I have a new poem up at Vox Populi--a longish piece titled "A Listener Sends Six Letters to God, in Autumn." I wrote it last fall, and now here it is this fall, reminding me of the way in which this season always makes me linger and listen along the water's edge.
Last night I went up to Hallowell for a really sweet reading: happy to see friends in the audience, to visit with my co-reader friend Adrian Blevins, but also realizing I hadn't driven on the highway at night for quite a long time . . . probably since I stopped going up north for band practices. I can't say I miss that part of the project.
Today, though, I magically slept an hour over cat-time, and later Tom and I are going to a library sale, and then I'll set up my new compost bin, and also maybe make an apple pie, and definitely make chicken soup. For some reason I feel in need of the pleasures of the weekend, maybe because I know I've got to travel on Monday.

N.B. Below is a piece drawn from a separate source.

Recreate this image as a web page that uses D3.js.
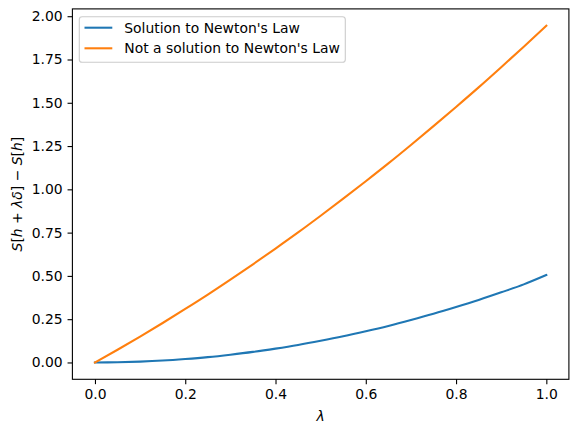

I'm reading William Trevor's Last Stories and of course Dante is always on my mind. Regret and loss: The autumn tales.
4 comments:
That poem, Dawn.
I hear Rilke, I hear that lovely collection by Maurice Manning titled Bucolics, I hear Milton, I hear history, music, and most of all, I hear the artist's plaint.
Thank you.
Yes -- I am currently reading Annie Dillard's "Teaching a Stone to Talk." The poem makes a fitting partner to her essays.
Thank you both so much--
Dawn, I loved the letters to god. Sent it far and wide. Just lovely, heartbreaking, heart-healing. I'm grateful for it.